* Given instruction:
Skip all pictures, then print the remaining material exactly.
•••
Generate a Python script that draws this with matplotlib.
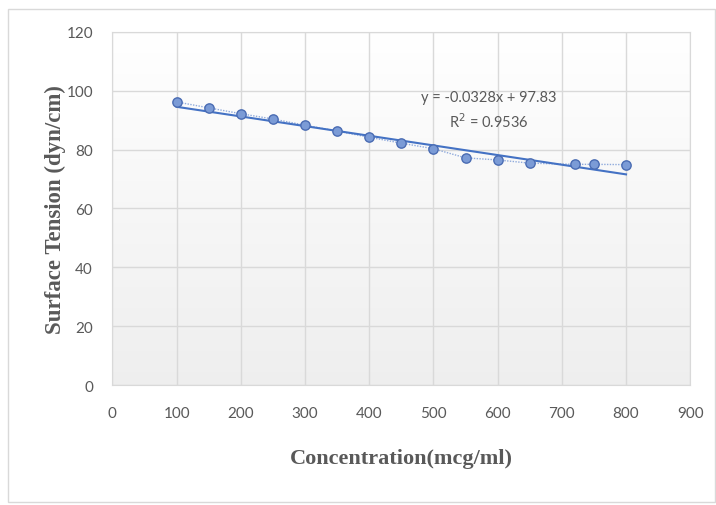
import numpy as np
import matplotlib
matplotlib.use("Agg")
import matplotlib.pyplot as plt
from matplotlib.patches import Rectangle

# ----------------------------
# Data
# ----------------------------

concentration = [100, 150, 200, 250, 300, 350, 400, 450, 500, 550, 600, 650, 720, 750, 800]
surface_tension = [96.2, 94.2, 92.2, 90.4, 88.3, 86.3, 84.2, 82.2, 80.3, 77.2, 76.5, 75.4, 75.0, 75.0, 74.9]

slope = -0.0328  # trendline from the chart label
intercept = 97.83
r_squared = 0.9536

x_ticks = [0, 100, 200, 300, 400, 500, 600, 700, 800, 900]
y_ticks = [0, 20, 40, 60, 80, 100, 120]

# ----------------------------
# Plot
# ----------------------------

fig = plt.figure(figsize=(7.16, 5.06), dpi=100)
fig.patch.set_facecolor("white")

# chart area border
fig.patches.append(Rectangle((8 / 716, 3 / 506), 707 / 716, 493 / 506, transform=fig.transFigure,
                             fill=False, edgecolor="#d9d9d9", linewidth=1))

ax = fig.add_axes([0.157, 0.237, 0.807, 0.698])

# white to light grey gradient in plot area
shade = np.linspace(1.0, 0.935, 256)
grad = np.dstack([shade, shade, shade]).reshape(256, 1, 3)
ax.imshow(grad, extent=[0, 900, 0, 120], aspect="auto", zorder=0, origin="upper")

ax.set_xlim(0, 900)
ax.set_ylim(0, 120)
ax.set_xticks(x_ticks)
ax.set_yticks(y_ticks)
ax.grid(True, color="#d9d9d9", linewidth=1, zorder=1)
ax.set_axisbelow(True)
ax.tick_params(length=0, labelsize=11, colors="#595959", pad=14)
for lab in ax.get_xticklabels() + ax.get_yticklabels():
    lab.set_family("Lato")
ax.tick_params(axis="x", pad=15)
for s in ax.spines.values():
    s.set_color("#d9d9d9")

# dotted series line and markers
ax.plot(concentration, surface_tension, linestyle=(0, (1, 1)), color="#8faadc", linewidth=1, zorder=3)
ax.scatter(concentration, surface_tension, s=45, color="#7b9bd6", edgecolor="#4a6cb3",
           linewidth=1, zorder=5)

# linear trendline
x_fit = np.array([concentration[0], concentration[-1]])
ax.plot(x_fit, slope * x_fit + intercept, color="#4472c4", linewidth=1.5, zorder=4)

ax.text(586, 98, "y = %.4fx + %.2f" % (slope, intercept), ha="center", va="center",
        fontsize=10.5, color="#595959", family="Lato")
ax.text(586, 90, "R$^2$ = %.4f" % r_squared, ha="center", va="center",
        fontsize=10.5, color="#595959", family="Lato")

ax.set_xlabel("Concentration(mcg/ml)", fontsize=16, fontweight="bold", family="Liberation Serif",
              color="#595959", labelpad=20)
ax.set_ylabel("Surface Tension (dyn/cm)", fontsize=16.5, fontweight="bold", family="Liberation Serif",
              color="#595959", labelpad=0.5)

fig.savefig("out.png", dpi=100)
•••
* Reply to the exercise:
Generate a Python script that draws this with matplotlib.
import numpy as np
import matplotlib
matplotlib.use("Agg")
import matplotlib.pyplot as plt
from matplotlib.patches import Rectangle

# ----------------------------
# Data
# ----------------------------

concentration = [100, 150, 200, 250, 300, 350, 400, 450, 500, 550, 600, 650, 720, 750, 800]
surface_tension = [96.2, 94.2, 92.2, 90.4, 88.3, 86.3, 84.2, 82.2, 80.3, 77.2, 76.5, 75.4, 75.0, 75.0, 74.9]

slope = -0.0328  # trendline from the chart label
intercept = 97.83
r_squared = 0.9536

x_ticks = [0, 100, 200, 300, 400, 500, 600, 700, 800, 900]
y_ticks = [0, 20, 40, 60, 80, 100, 120]

# ----------------------------
# Plot
# ----------------------------

fig = plt.figure(figsize=(7.16, 5.06), dpi=100)
fig.patch.set_facecolor("white")

# chart area border
fig.patches.append(Rectangle((8 / 716, 3 / 506), 707 / 716, 493 / 506, transform=fig.transFigure,
                             fill=False, edgecolor="#d9d9d9", linewidth=1))

ax = fig.add_axes([0.157, 0.237, 0.807, 0.698])

# white to light grey gradient in plot area
shade = np.linspace(1.0, 0.935, 256)
grad = np.dstack([shade, shade, shade]).reshape(256, 1, 3)
ax.imshow(grad, extent=[0, 900, 0, 120], aspect="auto", zorder=0, origin="upper")

ax.set_xlim(0, 900)
ax.set_ylim(0, 120)
ax.set_xticks(x_ticks)
ax.set_yticks(y_ticks)
ax.grid(True, color="#d9d9d9", linewidth=1, zorder=1)
ax.set_axisbelow(True)
ax.tick_params(length=0, labelsize=11, colors="#595959", pad=14)
for lab in ax.get_xticklabels() + ax.get_yticklabels():
    lab.set_family("Lato")
ax.tick_params(axis="x", pad=15)
for s in ax.spines.values():
    s.set_color("#d9d9d9")

# dotted series line and markers
ax.plot(concentration, surface_tension, linestyle=(0, (1, 1)), color="#8faadc", linewidth=1, zorder=3)
ax.scatter(concentration, surface_tension, s=45, color="#7b9bd6", edgecolor="#4a6cb3",
           linewidth=1, zorder=5)

# linear trendline
x_fit = np.array([concentration[0], concentration[-1]])
ax.plot(x_fit, slope * x_fit + intercept, color="#4472c4", linewidth=1.5, zorder=4)

ax.text(586, 98, "y = %.4fx + %.2f" % (slope, intercept), ha="center", va="center",
        fontsize=10.5, color="#595959", family="Lato")
ax.text(586, 90, "R$^2$ = %.4f" % r_squared, ha="center", va="center",
        fontsize=10.5, color="#595959", family="Lato")

ax.set_xlabel("Concentration(mcg/ml)", fontsize=16, fontweight="bold", family="Liberation Serif",
              color="#595959", labelpad=20)
ax.set_ylabel("Surface Tension (dyn/cm)", fontsize=16.5, fontweight="bold", family="Liberation Serif",
              color="#595959", labelpad=0.5)

fig.savefig("out.png", dpi=100)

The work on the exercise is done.